Super intéressant, mes cours de philo sont trop loin pour être sûr des termes mais je me souviens qu’il faut se garder d’opposer les ecoles de pensée.
En effet l’hédonisme ou l’ascetismes sont complémentaires dans leur recherche du bonheur. Ce n’est que poussé à l’extrême pour des visées religieuses ou les vices que l’opposition survient. Pour des personnes équilibrées cela restera des pôles dont on se sent plus ou moind proche.
Un risque de l’ascetismes est de se couper de ses sensations alors pour evitet il faut cultiver sa présence, son attention et sa sensibilité aux “sensations”.
C’est parce que courir nourrit l’ascete, le conteplatif, le jouissif et le “présent” que cela nous apporte autant au fil de la vie.

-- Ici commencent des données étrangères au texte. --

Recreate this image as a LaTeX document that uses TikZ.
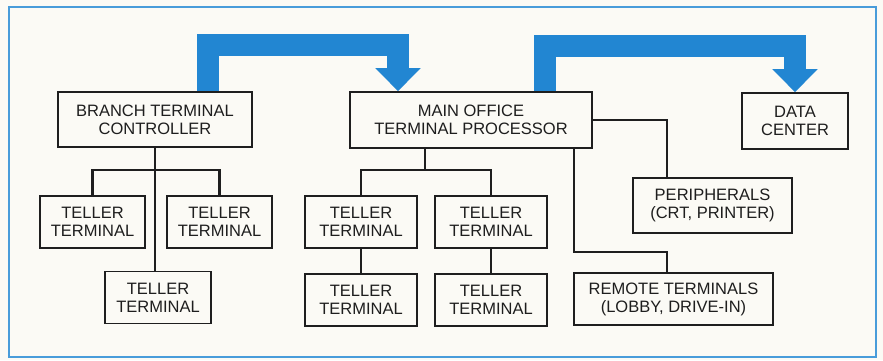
\documentclass[tikz,border=0pt]{standalone}
\usepackage{fontspec}
\setmainfont{Liberation Sans}
\usepackage{tikz}
\usetikzlibrary{arrows.meta,positioning,calc}
\definecolor{busblue}{RGB}{34,134,210}
\definecolor{frameblue}{RGB}{72,156,218}
\definecolor{paper}{RGB}{251,250,245}
\definecolor{ink}{RGB}{30,30,30}

\begin{document}
\begin{tikzpicture}[x=1pt,y=-1pt,
  font=\fontsize{16.5}{18}\selectfont, text=ink,
  box/.style={draw=ink,line width=1.7pt,minimum height=52pt,align=center,inner sep=2pt},
  link/.style={draw=ink,line width=2.6pt},
  bus/.style={draw=busblue,line width=22pt,line join=miter,-{Triangle[width=44pt,length=23pt]}}]
\useasboundingbox[fill=paper](0,0) rectangle (883,360);
\draw[frameblue,line width=2.4pt](9,7) rectangle (876,357);
\node[box,minimum width=194pt,minimum height=55pt](branch) at (155,119.5){BRANCH TERMINAL\\CONTROLLER};
\node[box,minimum width=242pt,minimum height=56pt](main) at (471,120){MAIN OFFICE\\TERMINAL PROCESSOR};
\node[box,minimum width=106pt,minimum height=56pt](data) at (795,121){DATA\\CENTER};
\node[box,minimum width=105pt](ta) at (92.5,222){TELLER\\TERMINAL};
\node[box,minimum width=105pt](tb) at (219.5,222){TELLER\\TERMINAL};
\node[box,minimum width=106pt](tc) at (158,297.5){TELLER\\TERMINAL};
\node[box,minimum width=112pt](tm1) at (361,222){TELLER\\TERMINAL};
\node[box,minimum width=112pt](tm2) at (491,222){TELLER\\TERMINAL};
\node[box,minimum width=112pt,below=24pt of tm1](tm3){TELLER\\TERMINAL};
\node[box,minimum width=112pt,below=24pt of tm2](tm4){TELLER\\TERMINAL};
\node[box,minimum width=159pt,minimum height=55pt](periph) at (712.5,205.5){PERIPHERALS\\(CRT, PRINTER)};
\node[box,minimum width=199pt](remote) at (673.5,299){REMOTE TERMINALS\\(LOBBY, DRIVE-IN)};
% junction points
\coordinate(bj) at (155,170);
\coordinate(mj) at (425,170);
\coordinate(rd) at (574,252);
\coordinate(rj) at (667,252);
% branch tree
\draw[link](branch.south)--(branch.south |- tc.north);
\draw[link](ta.north)|-(bj)-|(tb.north);
% main office tree
\draw[link](main.south -| mj)--(mj);
\draw[link](tm1.north)|-(mj)-|(tm2.north);
\draw[link](tm1)--(tm3);
\draw[link](tm2)--(tm4);
\draw[link](main.south -| rd)--(rd)--(rj)--(remote.north -| rj);
\draw[link](main.east)-|(periph.north -| rj);
% data paths
\draw[bus]([xshift=53pt]branch.north)--++(0,-46)-|([xshift=-73pt]main.north);
\draw[bus]([xshift=73.5pt]main.north)--++(0,-45)-|(data.north);
\end{tikzpicture}
\end{document}
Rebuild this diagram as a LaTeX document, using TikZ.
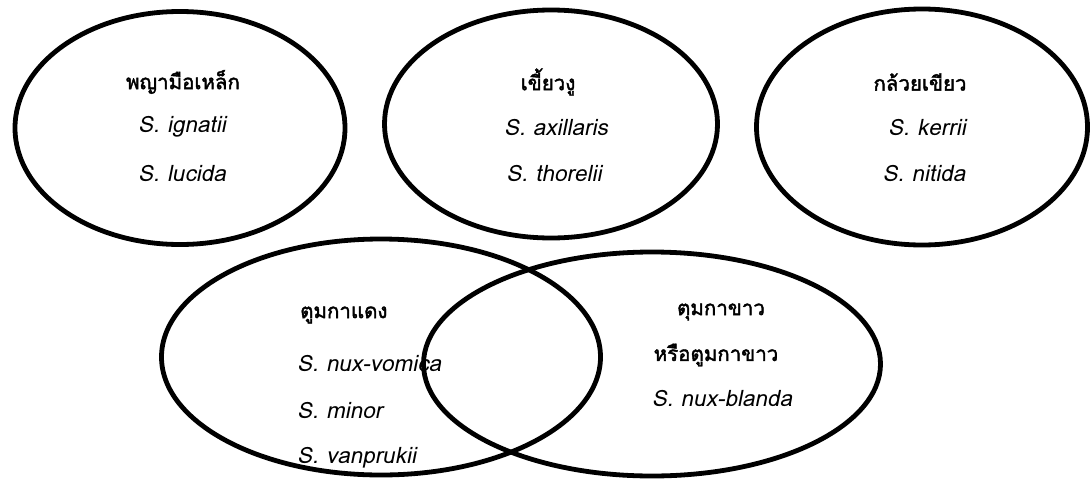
\documentclass[tikz,border=0pt]{standalone}
\usepackage{fontspec}
\setmainfont{Loma}[Script=Thai, AutoFakeSlant=0.2, AutoFakeBold=2]
\usetikzlibrary{shapes.geometric}
\tikzset{
  ring/.style={ellipse, draw=black, line width=4.8pt, inner sep=0pt},
  ttl/.style={font=\fontsize{20.5}{24}\selectfont\bfseries, inner sep=0pt},
  sp/.style={font=\fontsize{22.5}{26}\selectfont\itshape, inner sep=0pt},
}
\begin{document}
\begin{tikzpicture}[x=1pt,y=-1pt]
\useasboundingbox[fill=white] (0,0) rectangle (1091,479);
% ellipses
\node[ring, minimum width=330pt, minimum height=233pt] (e1) at (180,128) {};
\node[ring, minimum width=333pt, minimum height=228pt] (e2) at (551,124) {};
\node[ring, minimum width=331pt, minimum height=236pt] (e3) at (922,127) {};
\node[ring, minimum width=439pt, minimum height=236pt] (e4) at (381,357) {};
\node[ring, minimum width=457pt, minimum height=224pt] (e5) at (652,364) {};
% texts ellipse 1
\node[ttl] (t1) at (183,82) {พญามือเหล็ก};
\node[sp] (s1a) at (182,127) {S. ignatii};
\node[sp] (s1b) at (182,173) {S. lucida};
% ellipse 2
\node[ttl] (t2) at (548,82) {เขี้ยวงู};
\node[sp] (s2a) at (556,127) {S. axillaris};
\node[sp] (s2b) at (554,173) {S. thorelii};
% ellipse 3
\node[ttl] (t3) at (920,82) {กล้วยเขียว};
\node[sp] (s3a) at (927,127) {S. kerrii};
\node[sp] (s3b) at (924,173) {S. nitida};
% ellipse 4
\node[ttl, anchor=west] (t4) at (300,315) {ตูมกาแดง};
\node[sp, anchor=west] (s4a) at (297,363) {S. nux-vomica};
\node[sp, anchor=west] (s4b) at (297,410) {S. minor};
\node[sp, anchor=west] (s4c) at (297,458) {S. vanprukii};
% ellipse 5
\node[ttl] (t5) at (721,312) {ตุมกาขาว};
\node[ttl] (t5b) at (716,355) {หรือตูมกาขาว};
\node[sp] (s5a) at (722,398) {S. nux-blanda};
\end{tikzpicture}
\end{document}
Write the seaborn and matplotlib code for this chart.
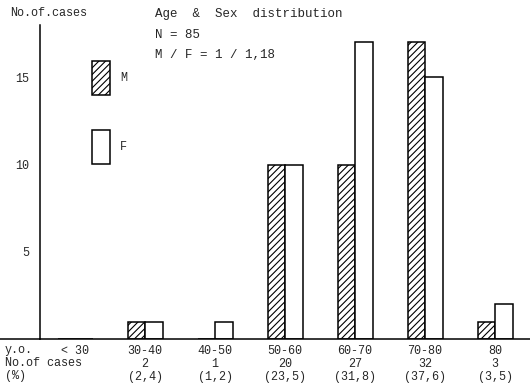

On peut courir pour fuir, se fuir ou se retrouver se reconnecter avec le monde ou se couper d’un monde…
On a pas à prescrire ce que doit être la pensée accompagnant l’acte de courir car elle est purement potentielle et peut se condenser sous n’imporye suelle forme. Ainsi derrière la répétition de l’acte le mental varie à l’infini !
Hello Loïc, merci pour ton commentaire.
Pourtant, je le trouve intellectuellement à côté du propos.
Je n’oppose pas des écoles de pensées car je ne philosophe pas. Je prends le terme “Ascèse” dans sa forme historique c’est à dire dans sa mise en pratique à travers l’érémitisme et l’exercice religieux.
Je ne parle pas de “recherche du bonheur”, ni d’hédonisme, je parle de la course comme exercice spirituel. C’est tout ;).
Je suis historien pas philosophe bien que j’ai pas mal bossé sur l’Histoire de la Philosophie. Du coup, je m’en tiens au fait. A l’expression de l’ascétisme dans l’histoire et non à ce qu’il revêt de philosophique.